The chronological staging of the ongoing Sonia Delaunay exhibition at Louisiana (which runs until June 12) profiling her contribution to 20th century art and fashion lends itself to highlighting the astounding prescience of her work.

In the same way important US playwrights like David Mamet have always been ten years ahead of the game, so too was Delaunay, an extraordinary visionary whose adult life more or less bookmarked the century.

The Russian-French artist’s colourful but blurred orange-sellers and flamenco dancers in the 1910s, painted in Spain where she was doing her best to distance herself from the horrors of WWI in her adopted homeland, are evocative of the decade to follow: the Roaring 20s.

Flamenco dancer slowly coming into focus

Through the way her work is presented in the exhibition, the decade to come is gradually coming into focus, and the curator should be applauded for that.

Overall, in this early part of the exhibition, you’re left with an overall visualisation of sound. After all, the silent movies of the time, which dominated the collective imagination and were influential on Delaunay’s work, did pretty much the same thing.

At the peak of her powers
In the 1920s, she enjoyed a true heyday at the absolute peak of her powers as her designs for ladies fashion did the talking, draped on the jet-setters of the time.

She herself remarked at the time: “If painting has entered daily life, it is because women wore it.” 

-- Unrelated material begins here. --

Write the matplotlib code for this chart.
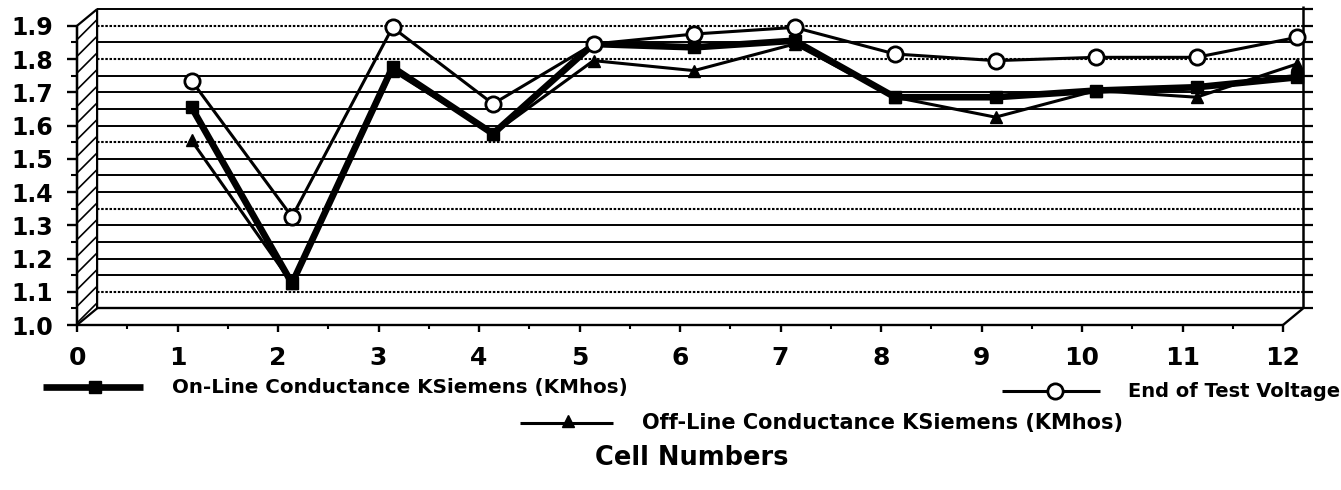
#!/usr/bin/env python3
"""Cell conductance / end-of-test voltage chart, drawn as a shallow 3-D box."""
import numpy as np
import matplotlib
matplotlib.use("Agg")
import matplotlib.pyplot as plt
from matplotlib.patches import Polygon
from matplotlib.transforms import ScaledTranslation

cells = [1, 2, 3, 4, 5, 6, 7, 8, 9, 10, 11, 12]
end_of_test_voltage = [1.70, 1.29, 1.86, 1.63, 1.81, 1.84, 1.86, 1.78, 1.76, 1.77, 1.77, 1.83]
online_conductance = [1.62, 1.09, 1.74, 1.54, 1.81, 1.80, 1.82, 1.65, 1.65, 1.67, 1.68, 1.71]
offline_conductance = [1.52, 1.09, 1.73, 1.54, 1.76, 1.73, 1.81, 1.65, 1.59, 1.67, 1.65, 1.75]

y_ticks = [1.0, 1.1, 1.2, 1.3, 1.4, 1.5, 1.6, 1.7, 1.8, 1.9]
x_ticks = list(range(0, 13))

label_online = "On-Line Conductance KSiemens (KMhos)"
label_offline = "Off-Line Conductance KSiemens (KMhos)"
label_eot = "End of Test Voltage"
x_title = "Cell Numbers"

W, H = 1341, 490
plt.rcParams["font.family"] = "DejaVu Sans"
plt.rcParams["hatch.linewidth"] = 1.2

fig = plt.figure(figsize=(W / 100, H / 100), dpi=100)
# front face of the box: x 0..12, y 1.0..1.9
ax = fig.add_axes([77 / W, (H - 325) / H, (1283 - 77) / W, (325 - 25.8) / H])
ax.set_xlim(0, 12)
ax.set_ylim(1.0, 1.9)
for s in ax.spines.values():
    s.set_visible(False)

# depth of the box in data units (back wall offset)
DX, DY = 0.2, 0.05
k = dict(color="black", clip_on=False, solid_capstyle="butt")

# back wall grid, one line every 0.05
dotted_levels = {1.05, 1.3, 1.5, 1.75, 1.85}
for lv in np.round(np.arange(1.0, 1.9001, 0.05), 2):
    if lv in dotted_levels:
        ax.plot([DX, 12 + DX], [lv + DY, lv + DY], lw=1.5, ls=(0, (1.2, 0.8)), **k)
    else:
        ax.plot([DX, 12 + DX], [lv + DY, lv + DY], lw=1.4, **k)
    # little ticks on the right edge of the back wall
    ax.plot([12 + DX, 12 + DX + 0.1], [lv + DY, lv + DY], lw=1.6, **k)

# left side wall, hatched
wall = Polygon([(0, 1.0), (0, 1.9), (DX, 1.9 + DY), (DX, 1.0 + DY)],
               closed=True, facecolor="white", edgecolor="black", lw=1.6,
               hatch="//", clip_on=False, zorder=1.5)
ax.add_patch(wall)

# box edges
ax.plot([0, 0], [1.0, 1.9], lw=1.7, **k)
ax.plot([0, 12], [1.0, 1.0], lw=1.7, **k)
ax.plot([12, 12 + DX], [1.0, 1.0 + DY], lw=1.7, **k)
ax.plot([DX, 12 + DX], [1.0 + DY, 1.0 + DY], lw=1.7, **k)
ax.plot([12 + DX, 12 + DX], [1.0 + DY, 1.9 + DY + 0.01], lw=1.8, **k)

# ticks
ax.set_yticks(y_ticks)
ax.set_yticklabels([f"{v:.1f}" for v in y_ticks])
ax.set_yticks(np.arange(1.05, 1.9, 0.1), minor=True)
ax.set_xticks(x_ticks)
ax.set_xticklabels([str(v) for v in x_ticks])
ax.set_xticks(np.arange(0.5, 12, 1.0), minor=True)
ax.tick_params(axis="y", which="major", direction="out", length=7, width=1.7,
               pad=10, labelsize=17)
ax.tick_params(axis="y", which="minor", direction="out", length=4, width=1.5)
ax.tick_params(axis="x", which="major", direction="out", length=5, width=1.7,
               pad=10, labelsize=18)
ax.tick_params(axis="x", which="minor", direction="out", length=3, width=1.5)
for lab in ax.get_xticklabels() + ax.get_yticklabels():
    lab.set_fontweight("bold")

# series sit part way into the box
mid = ax.transData + ScaledTranslation(14 / 100, 11.7 / 100, fig.dpi_scale_trans)
ax.plot(cells, offline_conductance, color="black", lw=2.2, marker="^", ms=9,
        transform=mid, clip_on=False, zorder=3)
ax.plot(cells, online_conductance, color="black", lw=4.8, marker="s", ms=9,
        transform=mid, clip_on=False, zorder=4)
ax.plot(cells, end_of_test_voltage, color="black", lw=2.2, marker="o", ms=11,
        mfc="white", mec="black", mew=2, transform=mid, clip_on=False, zorder=5)

# legend and axis title, laid out in pixel coordinates
ov = fig.add_axes([0, 0, 1, 1], facecolor="none")
ov.set_xlim(0, W)
ov.set_ylim(H, 0)
ov.axis("off")

ov.plot([43, 143], [387, 387], color="black", lw=4.8, solid_capstyle="butt")
ov.plot([95], [387], color="black", marker="s", ms=9)
ov.text(172, 387, label_online, fontsize=14.3, fontweight="bold", va="center", ha="left")

ov.plot([520, 613], [423, 423], color="black", lw=2.2, solid_capstyle="butt")
ov.plot([568], [421], color="black", marker="^", ms=9)
ov.text(642, 423, label_offline, fontsize=15, fontweight="bold", va="center", ha="left")

ov.plot([1002, 1100], [391, 391], color="black", lw=2.2, solid_capstyle="butt")
ov.plot([1055], [391], marker="o", ms=11, mfc="white", mec="black", mew=2)
ov.text(1128, 391, label_eot, fontsize=14, fontweight="bold", va="center", ha="left")

ov.text(692, 458, x_title, fontsize=18.5, fontweight="bold", va="center", ha="center")

fig.savefig("out.png", dpi=100)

She basically wardrobed the Roaring 20s

But her designs get considerably more serious as we advance into the 1930s and the WWII – past one event, the Wall Street Crash, which Delaunay uncharacteristically didn’t see coming – to the extent you can almost hear the stomping jackboots. 

She survived the war and almost everything else that modern life threw at her, remaining relevant to her dying day in 1979, six years short of turning 100. 

A stunning tribute to a remarkable 20th century woman, this exhibition makes you feel smart – like the viewer of a sitcom who intimately knows the characters and can predict the outcome based on their tragic flaws.

But there’s no tragedy here: only the sense we’ve witnessed the life of an extraordinary artist who prevailed despite the patriarchy whilst enjoying every single minute.